Bali: Paradise Replaced?
In years past there were several terrorist bombings in Bali which inflicted terrible suffering, they will be remembered as a defining moment in Bali’s history. These atrocities prompted a great deal of soul searching for the Balinese, it made them take a hard look at who they are and what their island is becoming.
There was also a lot of attention from the world towards Bali at the time of these tragedies, articles appeared in various print media around the world with titles like, “Paradise in Flames” or “Paradise lost”. These articles seem to imply that the bombs ruined something essential to Bali, but this has to be proved short-sighted, and several important things were overlooked in the chaos of that time.
First there was the incredible amount of self-restraint shown by the Balinese in the aftermath of this violence, there was no mass revenge or vigilant style mob action taken against the non-Balinese minorities on the island, whether they be other Indonesians or foreigners. In spite of the realisation that this tragedy would cause them deep problems for the foreseeable future, the Balinese were able to trust enough in their culture and society to allow their government to administer justice in an orderly manner. They were able to contain their anger and frustration and avoid creating the cycle of violence that has become the pattern of all to common in the world. The bomber tried to turn Bali into another Sarajevo, Beirut, Dublin, Jerusalem, Somalia, Darfur or Kashmir, but the Balinese did not permit this to happen, and this is a triumph in itself.
But they were able to go beyond self-restraint, They were able to act, and to act in a way that was truly beautiful. In the aftermath of the first bombings they organised an island wide religious ceremony for spiritual purification. For people familiar with the Balinese ways, this wasn’t surprising because this type of spiritual instinct is deeply ingrained in the Balinese psyche. In fact the process or organising and participating in this ceremony appeared to happen automatically. On the day of the ceremony, there just seemed to be a general sense of motion to the beach of people in their ceremonial dress.
The depth and maturity of Balinese spirituality allowed them to not only trust in the importance and power of this ceremony, but to also invite people from other religious traditions to join with them and to pray and dress according to their own religious convictions. It’s hard to imagine a more powerful example of inclusive spirituality.

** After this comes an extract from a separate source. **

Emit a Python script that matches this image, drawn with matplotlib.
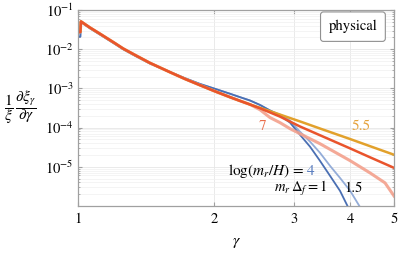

Perhaps through the tragedy of the bombings, Bali was able to portray itself to the world for the first time. According to Adrian Vickers, even though this island has been known internationally for centuries, it has always been known according to the interests of others. Throughout history, Bali has been marketed throughout the world by non-Balinese people who wanted something from the island. Originally it was known as a good place to get slaves, then as an island of savages needing some discipline, and then as a great market to sell opium. The latest image of Bali as a paradise was created by the Dutch about 80 years ago for their own reasons and then continued along by the Indonesian Government to this day.
Perhaps the “paradise” image of Bali was damaged by the bombs, but how important is paradise to the Balinese anyway? It was never their idea to begin with. Tropical paradises were trendy for a while, but the whole idea is a bit silly and very hard to maintain except as a type of cultural caricature. In the end it must be admitted that “paradise” is simply an easy marketing device.
Bali is not heaven and the Balinese are certainly not saints, it is indeed possible to have a bad day on this island, some people leave here with their backs turned and their middle finger raised. But fortunately, Bali has something better than paradise and does not need to hold on to outdated and superficial images imported by outsiders. In their response to the bombings, the Balinese showed their true colours to the world for the first time, in their own way and in their own terms. They have shown this island to be a place of a deeply felt self-confidence, both spiritual and cultural, a place where the people are convinced in the power of their own culture, and know clearly who they are. Far from making them fanatic and self-righteous (which is by contrast the symptom of a culture that is in doubt and under siege), this clarity of self allows the Balinese to accept the differences of other people and to enjoy the spectacle of other people and to enjoy the spectacle of other people doing things on their own ways. The Balinese show how a small island can resist being swallowed by a big world by thrusting strongly enough in what they have and knowing why it is worth holding on to.
And it is in the strength of this trust that an image that is deeper and more resilient than paradise can be found.